Serverless sounds magical at conferences. “No servers!” Of course, servers are there — someone else just manages them. After a year with Azure Functions, we have a clearer picture of when serverless helps and when it just adds complexity.
Use case 1: Document processing ✅¶
PDF upload to blob storage → Azure Function → OCR → metadata to DB → notification. Event-driven, unpredictable workload, short execution time. Cost: ~$8/month instead of ~$120/month for VM. Textbook serverless.
Use case 2: API backend ❌¶
REST API on Azure Functions — cold start 3-5 seconds. UX disaster. Premium Plan solves cold start, but you pay for pre-warmed instances — basically VM with extra steps. For high-traffic API, classic containers are a better choice.
Use case 3: Scheduled tasks ✅¶
Timer trigger — report generation, data cleanup, health checks. Replaced 5 cron jobs. Less infrastructure, integrated monitoring, automatic retry.

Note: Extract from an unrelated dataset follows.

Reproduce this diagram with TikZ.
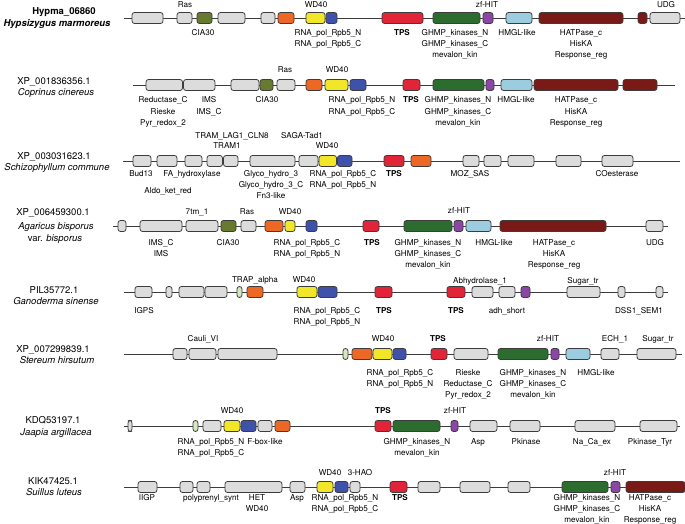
\documentclass[tikz,border=0pt]{standalone}
\usepackage{fontspec}
\setmainfont{TeX Gyre Heros}
\definecolor{cG}{RGB}{220,220,220}
\definecolor{cOl}{RGB}{104,122,48}
\definecolor{cOr}{RGB}{236,104,36}
\definecolor{cY}{RGB}{242,230,40}
\definecolor{cB}{RGB}{62,82,172}
\definecolor{cR}{RGB}{226,36,56}
\definecolor{cGn}{RGB}{44,108,46}
\definecolor{cP}{RGB}{140,70,165}
\definecolor{cLb}{RGB}{156,204,224}
\definecolor{cDr}{RGB}{122,26,22}
\definecolor{cLg}{RGB}{214,232,192}
\definecolor{cLine}{RGB}{60,60,60}
\tikzset{
  genebox/.style={draw=cLine,line width=0.8pt,rounded corners=2.5pt},
  axis/.style={draw=cLine,line width=0.8pt},
  lab/.style={anchor=base,inner sep=0pt,font=\fontsize{8.1}{10}\selectfont},
  ttl/.style={anchor=base,inner sep=0pt,font=\fontsize{9.5}{11}\selectfont},
}
\newcommand\gn[3]{\draw[genebox,fill=#3] (#1,\ry-5.5) rectangle (#2,\ry+5.5);}
\newcommand\lab[3]{\foreach \t [count=\i] in {#3} {\node[lab] at (#1,#2+3+\i*11-11) {\t};}}
\newcommand\ttlab[3]{\node[ttl] at (#1,#2+3.5) {#3};}
\begin{document}
\begin{tikzpicture}[x=1pt,y=-1pt]
\useasboundingbox[fill=white] (0,0) rectangle (685,524);
% ---------- Row 1
\def\ry{18}
\draw[axis] (124,\ry) -- (685,\ry);
\gn{132}{163}{cG}\gn{177}{192}{cG}\gn{197}{212}{cOl}\gn{218}{245}{cG}
\gn{261}{275}{cG}\gn{278}{294}{cOr}\gn{306}{325}{cY}\gn{326}{337}{cB}
\gn{382}{423}{cR}\gn{433}{480}{cGn}\gn{483}{493}{cP}\gn{506}{532}{cLb}
\gn{539}{623}{cDr}\gn{638}{647}{cDr}\gn{650}{680}{cG}
\ttlab{64}{11}{\textbf{Hypma\_06860}}
\ttlab{57}{23}{\textbf{\itshape Hypsizygus marmoreus}}
\lab{185}{5}{Ras}\lab{316}{5}{WD40}\lab{487}{5}{zf-HIT}\lab{666}{5}{UDG}
\lab{203}{33}{CIA30}
\lab{328}{33}{RNA\_pol\_Rpb5\_N,RNA\_pol\_Rpb5\_C}
\lab{402}{33}{\textbf{TPS}}
\lab{455}{33}{GHMP\_kinases\_N,GHMP\_kinases\_C,mevalon\_kin}
\lab{517}{33}{HMGL-like}
\lab{581}{33}{HATPase\_c,HisKA,Response\_reg}
% ---------- Row 2
\def\ry{85}
\draw[axis] (133,\ry) -- (675,\ry);
\gn{146}{182.5}{cG}\gn{183.5}{215}{cG}\gn{231}{259}{cG}\gn{260}{273}{cOl}
\gn{277}{295}{cG}\gn{306}{322}{cOr}\gn{325}{348}{cY}\gn{350}{366}{cB}
\gn{403}{420}{cR}\gn{433}{484}{cGn}\gn{486}{494}{cP}\gn{501}{532}{cLb}
\gn{534}{618}{cDr}\gn{623}{657}{cDr}
\ttlab{54}{81}{XP\_001836356.1}
\ttlab{56}{92}{\itshape Coprinus cinereus}
\lab{285}{70}{Ras}\lab{337}{70}{WD40}
\lab{163}{100}{Reductase\_C,Rieske,Pyr\_redox\_2}
\lab{209}{100}{IMS,IMS\_C}
\lab{267}{100}{CIA30}
\lab{362}{100}{RNA\_pol\_Rpb5\_N,RNA\_pol\_Rpb5\_C}
\lab{411}{100}{\textbf{TPS}}
\lab{458}{100}{GHMP\_kinases\_N,GHMP\_kinases\_C,mevalon\_kin}
\lab{516}{100}{HMGL-like}
\lab{576}{100}{HATPase\_c,HisKA,Response\_reg}
% ---------- Row 3
\def\ry{161}
\draw[axis] (123,\ry) -- (680,\ry);
\gn{133}{151}{cG}\gn{157}{177}{cG}\gn{185}{202}{cG}\gn{207}{222.5}{cG}
\gn{223.5}{238}{cG}\gn{250}{295}{cG}\gn{299}{318}{cG}\gn{319}{336.5}{cY}
\gn{337.5}{352}{cB}\gn{384}{404}{cR}\gn{411}{431}{cOr}\gn{463}{479}{cG}
\gn{484}{501}{cG}\gn{508}{534}{cG}\gn{556}{581}{cG}\gn{602}{633}{cG}
\ttlab{54}{156}{XP\_003031623.1}
\ttlab{57}{167}{\itshape Schizophyllum commune}
\lab{232}{136}{TRAM\_LAG1\_CLN8}\lab{227}{146}{TRAM1}
\lab{302}{136}{SAGA-Tad1}\lab{327}{146}{WD40}
\lab{141}{173}{Bud13}\lab{192}{173}{FA\_hydroxylase}\lab{168}{190}{Aldo\_ket\_red}
\lab{271}{173}{Glyco\_hydro\_3,Glyco\_hydro\_3\_C,Fn3-like}
\lab{343}{173}{RNA\_pol\_Rpb5\_C,RNA\_pol\_Rpb5\_N}
\lab{394}{173}{\textbf{TPS}}
\lab{470}{173}{MOZ\_SAS}
\lab{617}{173}{COesterase}
% ---------- Row 4
\def\ry{226}
\draw[axis] (113,\ry) -- (668,\ry);
\gn{118}{126}{cG}\gn{140}{182}{cG}\gn{186}{218}{cG}\gn{221}{236}{cOl}
\gn{241}{256}{cG}\gn{265}{283}{cOr}\gn{285}{295}{cY}\gn{306}{317}{cB}
\gn{363}{379}{cR}\gn{404}{452}{cGn}\gn{454}{463}{cP}\gn{466}{491}{cLb}
\gn{500}{606}{cDr}\gn{646}{663}{cG}
\ttlab{53}{212}{XP\_006459300.1}
\ttlab{56}{226}{\itshape Agaricus bisporus}
\ttlab{55}{238}{var. \itshape bisporus}
\lab{197}{211}{7tm\_1}\lab{247}{211}{Ras}\lab{290}{211}{WD40}\lab{459}{210}{zf-HIT}
\lab{161}{242}{IMS\_C,IMS}
\lab{228}{242}{CIA30}
\lab{307}{242}{RNA\_pol\_Rpb5\_C,RNA\_pol\_Rpb5\_N}
\lab{372}{242}{\textbf{TPS}}
\lab{428}{242}{GHMP\_kinases\_N,GHMP\_kinases\_C,mevalon\_kin}
\lab{494}{242}{HMGL-like}
\lab{554}{242}{HATPase\_c,HisKA,Response\_reg}
\lab{655}{242}{UDG}
% ---------- Row 5
\def\ry{292}
\draw[axis] (124,\ry) -- (668,\ry);
\gn{135}{152}{cG}\gn{166}{172}{cG}\gn{179}{204}{cG}\gn{205}{227}{cG}
\gn{237}{242}{cLg}\gn{247}{263}{cOr}\gn{297}{317}{cY}\gn{318}{337}{cB}
\gn{375}{392}{cR}\gn{447}{465}{cR}\gn{472}{493}{cG}\gn{499}{515}{cG}
\gn{521}{530}{cP}\gn{567}{600}{cG}\gn{618}{625}{cG}\gn{656}{663}{cG}
\ttlab{54}{290}{PIL35772.1}
\ttlab{56}{301}{\itshape Ganoderma sinense}
\lab{255}{279}{TRAP\_alpha}\lab{304}{279}{WD40}
\lab{480}{280}{Abhydrolase\_1}\lab{583}{280}{Sugar\_tr}
\lab{144}{310}{IGPS}
\lab{327}{310}{RNA\_pol\_Rpb5\_C,RNA\_pol\_Rpb5\_N}
\lab{384}{310}{\textbf{TPS}}\lab{456}{310}{\textbf{TPS}}
\lab{507}{310}{adh\_short}\lab{639}{310}{DSS1\_SEM1}
% ---------- Row 6
\def\ry{354}
\draw[axis] (124,\ry) -- (682,\ry);
\gn{173}{187}{cG}\gn{189}{216}{cG}\gn{218}{277}{cG}\gn{343}{348}{cLg}
\gn{352}{372}{cOr}\gn{373}{392}{cY}\gn{393}{406}{cB}\gn{431}{447}{cR}
\gn{454}{488}{cG}\gn{498}{548}{cGn}\gn{551}{559}{cP}\gn{566}{590}{cLb}
\gn{601}{619}{cG}\gn{637}{676}{cG}
\ttlab{53}{349}{XP\_007299839.1}
\ttlab{57}{360}{\itshape Stereum hirsutum}
\lab{203}{338}{Cauli\_VI}\lab{383}{338}{WD40}\lab{438}{338}{\textbf{TPS}}
\lab{548}{338}{zf-HIT}\lab{615}{338}{ECH\_1}\lab{658}{338}{Sugar\_tr}
\lab{400}{372}{RNA\_pol\_Rpb5\_C,RNA\_pol\_Rpb5\_N}
\lab{468}{372}{Rieske,Reductase\_C,Pyr\_redox\_2}
\lab{533}{372}{GHMP\_kinases\_N,GHMP\_kinases\_C,mevalon\_kin}
\lab{596}{372}{HMGL-like}
% ---------- Row 7
\def\ry{426}
\draw[axis] (124,\ry) -- (680,\ry);
\gn{128}{132}{cG}\gn{193}{198}{cLg}\gn{203}{221}{cG}\gn{224}{240}{cY}
\gn{241}{256}{cB}\gn{258}{272}{cG}\gn{275}{290}{cOr}\gn{375}{391}{cR}
\gn{393}{440}{cGn}\gn{451}{458}{cP}\gn{470}{497}{cG}\gn{510}{540}{cG}
\gn{575}{615}{cG}\gn{640}{677}{cG}
\ttlab{53}{420}{KDQ53197.1}
\ttlab{56}{432}{\itshape Jaapia argillacea}
\lab{232}{410}{WD40}\lab{383}{410}{\textbf{TPS}}\lab{455}{410}{zf-HIT}
\lab{211}{441}{RNA\_pol\_Rpb5\_N,RNA\_pol\_Rpb5\_C}
\lab{265}{441}{F-box-like}
\lab{417}{441}{GHMP\_kinases\_N,mevalon\_kin}
\lab{478}{441}{Asp}\lab{526}{441}{Pkinase}\lab{592}{441}{Na\_Ca\_ex}
\lab{650}{441}{Pkinase\_Tyr}
% ---------- Row 8
\def\ry{487}
\draw[axis] (124,\ry) -- (685,\ry);
\gn{138}{157}{cG}\gn{180}{193}{cG}\gn{197}{210}{cG}\gn{225}{282}{cG}
\gn{290}{305}{cG}\gn{317}{333}{cY}\gn{335}{348}{cB}\gn{350}{360}{cG}
\gn{390}{407}{cR}\gn{418}{440}{cG}\gn{460}{490}{cG}\gn{508}{530}{cG}
\gn{562}{608}{cGn}\gn{611}{620}{cP}\gn{626}{685}{cDr}
\ttlab{53}{481}{KIK47425.1}
\ttlab{54}{492}{\itshape Suillus luteus}
\lab{330}{472}{WD40}\lab{360}{472}{3-HAO}\lab{615}{472}{zf-HIT}
\lab{147}{497}{IIGP}\lab{211}{497}{polyprenyl\_synt}
\lab{257}{497}{HET,WD40}\lab{297}{497}{Asp}
\lab{345}{497}{RNA\_pol\_Rpb5\_N,RNA\_pol\_Rpb5\_C}
\lab{400}{497}{\textbf{TPS}}
\lab{587}{497}{GHMP\_kinases\_N,GHMP\_kinases\_C,mevalon\_kin}
\lab{650}{497}{HATPase\_c,HisKA,Response\_reg}
\end{tikzpicture}
\end{document}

Durable Functions — workflow orchestration¶
Order → validation → payment → shipping. Each step a function, orchestrator controls flow, state persists automatically. Elegant for onboarding processes with human tasks and waiting.
What doesn’t work¶
Long-running processes — timeout 5min/30min. Not enough for batch processing. Local development — debugging worse than Spring Boot. Vendor lock-in — code won’t transfer to Lambda without rewriting.
Real numbers¶
Consumption Plan: first 1M executions/month free. For our use cases ~$20/month. Equivalent VM ~$120. Real savings for the right workload.
Serverless is a tool, not architecture¶
Use it for event-driven processing, scheduled tasks, glue code. For API backends and long-running processes, stick with containers. Screwdriver — excellent for screws, bad for nails.